Data excerpt:
········

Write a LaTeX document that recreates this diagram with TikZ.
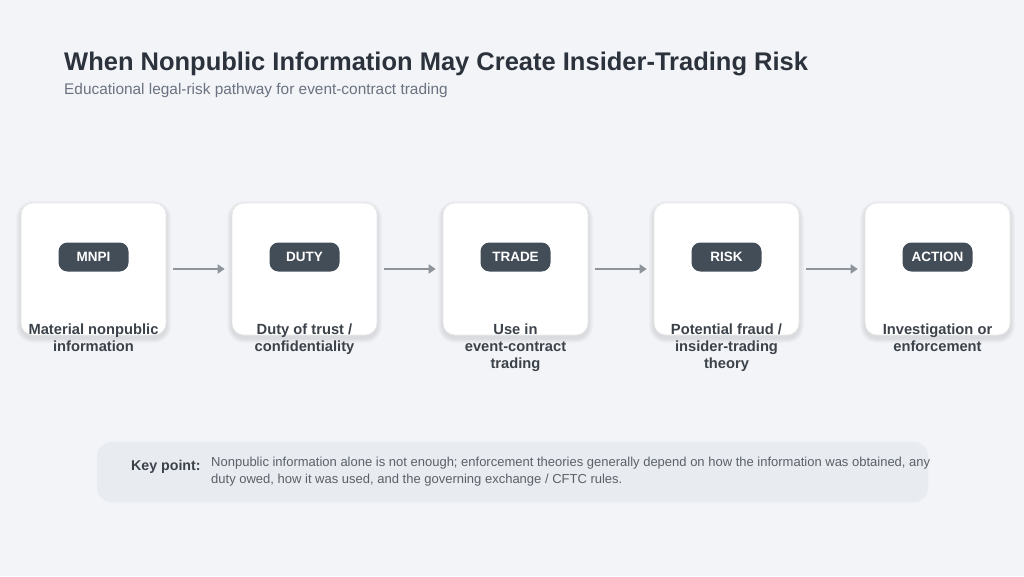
\documentclass[tikz,border=0pt]{standalone}
\usepackage{fontspec}
\setmainfont{Liberation Sans}
\usetikzlibrary{arrows.meta}
\definecolor{bgc}{HTML}{F2F4F7}
\definecolor{titlec}{HTML}{2B323C}
\definecolor{subc}{HTML}{6B7280}
\definecolor{pillc}{HTML}{434D58}
\definecolor{labc}{HTML}{3C424A}
\definecolor{arrc}{HTML}{8E949B}
\definecolor{keyc}{HTML}{E8EBEF}
\definecolor{keytxt}{HTML}{5B616A}
\tikzset{
  card/.style={draw=black!9, line width=0.6pt, fill=white, rounded corners=12pt, minimum width=145pt, minimum height=132pt, inner sep=0pt},
  shadowbox/.style={fill=black, fill opacity=0.018, draw=none},
  pill/.style={fill=pillc, rounded corners=9pt, minimum width=70pt, minimum height=29pt, inner sep=0pt, text=white, font=\fontsize{13.5}{15}\selectfont\bfseries},
  lab/.style={text=labc, align=center, font=\fontsize{14.7}{17}\selectfont\bfseries, anchor=north},
  flow/.style={draw=arrc, line width=2.2pt, -{Triangle[length=7pt,width=9pt]}},
}
\begin{document}
\begin{tikzpicture}[x=1pt,y=-1pt]
\useasboundingbox (0,0) rectangle (1024,576);
\fill[bgc] (0,0) rectangle (1024,576);
\node[anchor=base west, text=titlec, font=\fontsize{25.5}{30}\selectfont\bfseries, inner sep=0pt] (title) at (64,70) {When Nonpublic Information May Create Insider-Trading Risk};
\node[anchor=base west, text=subc, font=\fontsize{15.4}{17}\selectfont, inner sep=0pt] (sub) at (64,94) {Educational legal-risk pathway for event-contract trading};
\foreach \i/\x/\p/\t in {1/93.5/MNPI/{Material nonpublic\\information},2/304.5/DUTY/{Duty of trust /\\confidentiality},3/515.5/TRADE/{Use in\\event-contract\\trading},4/726.5/RISK/{Potential fraud /\\insider-trading\\theory},5/937.5/ACTION/{Investigation or\\enforcement}}{
  \foreach \k in {1,2,3,4,5}{
    \fill[shadowbox, rounded corners={12pt+\k pt}] (\x-72.5-\k,203-\k+3) rectangle (\x+72.5+\k,335+\k+3);
  }
  \node[card] (c\i) at (\x,269) {};
  \node[pill] (p\i) at (\x,257) {\p};
  \node[lab] (l\i) at (\x,320) {\t};
}
\foreach \a/\b in {1/2,2/3,3/4,4/5}{
  \draw[flow] ([xshift=7pt]c\a.east) -- ([xshift=-7pt]c\b.west);
}
\node[fill=keyc, rounded corners=14pt, minimum width=831pt, minimum height=60pt, inner sep=0pt] (key) at (512.5,472) {};
\node[anchor=base west, text=labc, font=\fontsize{14.2}{15}\selectfont\bfseries, inner sep=0pt] (kp) at (131,470) {Key point:};
\node[anchor=north west, text=keytxt, align=left, font=\fontsize{13}{17}\selectfont, inner sep=0pt] (kt) at (211,457) {Nonpublic information alone is not enough; enforcement theories generally depend on how the information was obtained, any\\duty owed, how it was used, and the governing exchange / CFTC rules.};
\end{tikzpicture}
\end{document}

········

Problem description:
Quote each line of the listing exactly, but leave the pictures out.

Answer to the problem:
Write a LaTeX document that recreates this diagram with TikZ.
\documentclass[tikz,border=0pt]{standalone}
\usepackage{fontspec}
\setmainfont{Liberation Sans}
\usetikzlibrary{arrows.meta}
\definecolor{bgc}{HTML}{F2F4F7}
\definecolor{titlec}{HTML}{2B323C}
\definecolor{subc}{HTML}{6B7280}
\definecolor{pillc}{HTML}{434D58}
\definecolor{labc}{HTML}{3C424A}
\definecolor{arrc}{HTML}{8E949B}
\definecolor{keyc}{HTML}{E8EBEF}
\definecolor{keytxt}{HTML}{5B616A}
\tikzset{
  card/.style={draw=black!9, line width=0.6pt, fill=white, rounded corners=12pt, minimum width=145pt, minimum height=132pt, inner sep=0pt},
  shadowbox/.style={fill=black, fill opacity=0.018, draw=none},
  pill/.style={fill=pillc, rounded corners=9pt, minimum width=70pt, minimum height=29pt, inner sep=0pt, text=white, font=\fontsize{13.5}{15}\selectfont\bfseries},
  lab/.style={text=labc, align=center, font=\fontsize{14.7}{17}\selectfont\bfseries, anchor=north},
  flow/.style={draw=arrc, line width=2.2pt, -{Triangle[length=7pt,width=9pt]}},
}
\begin{document}
\begin{tikzpicture}[x=1pt,y=-1pt]
\useasboundingbox (0,0) rectangle (1024,576);
\fill[bgc] (0,0) rectangle (1024,576);
\node[anchor=base west, text=titlec, font=\fontsize{25.5}{30}\selectfont\bfseries, inner sep=0pt] (title) at (64,70) {When Nonpublic Information May Create Insider-Trading Risk};
\node[anchor=base west, text=subc, font=\fontsize{15.4}{17}\selectfont, inner sep=0pt] (sub) at (64,94) {Educational legal-risk pathway for event-contract trading};
\foreach \i/\x/\p/\t in {1/93.5/MNPI/{Material nonpublic\\information},2/304.5/DUTY/{Duty of trust /\\confidentiality},3/515.5/TRADE/{Use in\\event-contract\\trading},4/726.5/RISK/{Potential fraud /\\insider-trading\\theory},5/937.5/ACTION/{Investigation or\\enforcement}}{
  \foreach \k in {1,2,3,4,5}{
    \fill[shadowbox, rounded corners={12pt+\k pt}] (\x-72.5-\k,203-\k+3) rectangle (\x+72.5+\k,335+\k+3);
  }
  \node[card] (c\i) at (\x,269) {};
  \node[pill] (p\i) at (\x,257) {\p};
  \node[lab] (l\i) at (\x,320) {\t};
}
\foreach \a/\b in {1/2,2/3,3/4,4/5}{
  \draw[flow] ([xshift=7pt]c\a.east) -- ([xshift=-7pt]c\b.west);
}
\node[fill=keyc, rounded corners=14pt, minimum width=831pt, minimum height=60pt, inner sep=0pt] (key) at (512.5,472) {};
\node[anchor=base west, text=labc, font=\fontsize{14.2}{15}\selectfont\bfseries, inner sep=0pt] (kp) at (131,470) {Key point:};
\node[anchor=north west, text=keytxt, align=left, font=\fontsize{13}{17}\selectfont, inner sep=0pt] (kt) at (211,457) {Nonpublic information alone is not enough; enforcement theories generally depend on how the information was obtained, any\\duty owed, how it was used, and the governing exchange / CFTC rules.};
\end{tikzpicture}
\end{document}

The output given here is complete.